Но охватывает ли понятие «магического реализма» неукротимую специфичность постсоветской российской прозы?
По знаменитому определению Салмана Рушди, магический реализм — это «густая смесь невероятного и приземленного»{480}. Действительно, романы Сорокина, Шарова или Пелевина выглядят невероятными, но в них не так много того, что можно было бы назвать земным и обыденным. В них много магии, но слово «реализм» к этим романам не подходит. Я полагаю, что, если применять к современной российской прозе идею «магического реализма», это можно сделать только после серьезной теоретической работы и заменив само ключевое понятие. Постсоветские нарративы и сходны с магическим реализмом, и отличны от него. С магическим реализмом их роднит сознательное внедрение магии в масштабные романные конструкции и радикальная критика современного общества через новое обращение к его историческим и мифологическим основам. Отличие же в том, что постсоветский роман сознательно дистанцируется от традиций реалистического романа,
которые остаются важны для магического реализма. Постсоветский роман не имитирует социальную реальность и не конкурирует с психологическим романом — он имитирует историю и борется с ней. Его аллегорические образы сохраняют зависимость от прошлого, но эту связь нельзя описать привычными нам терминами культурной критики. Чтобы дать определение этим причудливым, но поучительным образам, возникающим из катастрофической постсоветской культуры, я предлагаю новый термин — магический историзм.
История и магия — странные соседи. Жизнь призраков антиисторична, писал Вальтер Беньямин, но в этом тезисе — только часть правды. Ведьмы тоже антиисторичны, но в меняющихся особенностях охотников на ведьм воплощается история. Призраки, вампиры, оборотни и другие чудовища помогают авторам и читателям обсуждать ход истории, который бывает трудно понять другими способами. Таким был и советский период с его «необоснованными репрессиями». Жуткие пейзажи постсоветской литературы достоверно свидетельствуют об отказе более традиционных способов понимания исторической реальности. Читателей, переживших катастрофу, привлекает не кажущаяся точность социальной истории, а неистощимые фантазии тех, кто создает альтернативное прошлое. Часто в этих фантазиях мы видим необычные манипуляции с человеческими телами, что позволяет сделать человеческий контакт сверхъестественно теплым, непосредственным, не нуждающимся в речи с ее ограничениями. Получив удар ледяным молотом, сорокинские братья света могут разговаривать сердцем. Своим укусом персонажи Пелевина могут узнать все, что им нужно знать о других вампирах и людях. Герои Шарова получают похожую способность, переспав с мадам де Сталь. В постсоветской ситуации антимодерная фантазия о непосредственной, экстралингвистической коммуникации приобретает новую популярность. В большинстве таких текстов непосредственное знание ведет к неограниченной власти, которая принадлежит теперь сообществу равных друг другу и радикально отличных от остальных. Это истории не о суперменах, а о суперсектах.

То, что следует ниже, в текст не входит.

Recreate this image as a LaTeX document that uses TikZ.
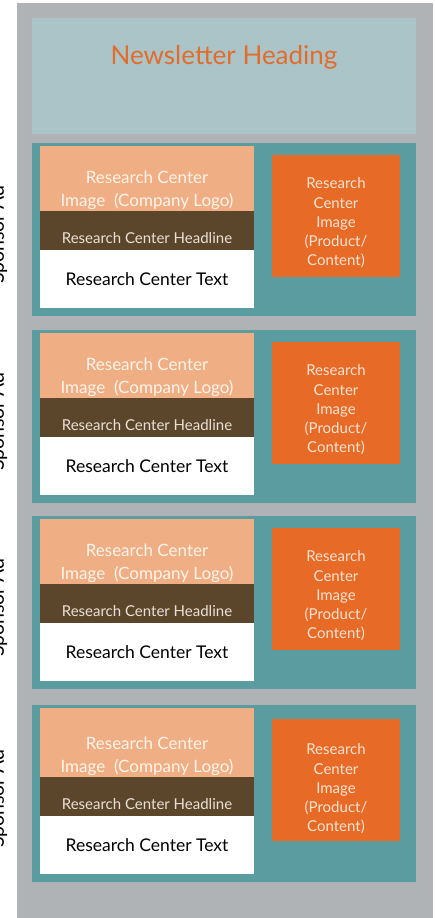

Согласно философской традиции, историзм стремится понять текущее состояние мира как результат его развития в прошлом. Далее, историзм отрицает другие способы познания настоящего — например, понятие свободной воли, которая формирует настоящее, не будучи предопределена прошлым. Иронично, что у магической и рациональной версий историзма есть нечто общее: вера в объяснительную силу прошлого. В видениях Быкова, Шарова, Сорокина и их коллег прошлое предстает не просто как «другая страна», но как страна экзотическая и неисследованная, в которой кроются нерожденные альтернативы и неодолимые чудеса. Чувство потери вызывает мучительные вопросы о том, как можно было бы ее избежать; для великих потерь нужно строить большие нарративы, конструирующие альтернативы спасения. Возможно, что расширительное употребление сослагательных форм характерно для постреволюционных времен{481}. Преследуемые историей и неспособные отказаться от навязчивого созерцания прошлого, постсоветские авторы оказываются в ловушке меланхолии. Их время «вывихнуто», как время Гамлета. Сознательно или бессознательно, они воплощают сентенцию Жака Деррида: «Наследование всегда включает в себя взаимообъяснение с чем-то призрачным, а значит — с более чем одним призраком»{482}. Радуясь беспрецедентному потребительскому буму 2000-х годов, читатели ощущали потерю политических прав, которыми они обладали в 1990-х. В глянцевом мужском журнале культурный критик Григорий Ревзин описал эту ситуацию не в клинических, а в политических терминах: «История не знает сослагательного наклонения в том и только в том случае, если сослагательное наклонение известно настоящему... Настоящее — это то, где ничего нельзя менять, прошлое — это то, где возможны любые изменения»{483}. Если альтернативы не появляются в политике, историография предоставляет их с избытком. Хонтологическое понимание справедливости, возлагающее надежду на призраков, становится важно, когда в реальных судах нет надежды на правосудие. Аллегории процветают, когда другие способы конструировать истину и память становятся опасны для рассказчика. Прозопопея нужна там, где автор и читатель оба не верят собственной речи героя.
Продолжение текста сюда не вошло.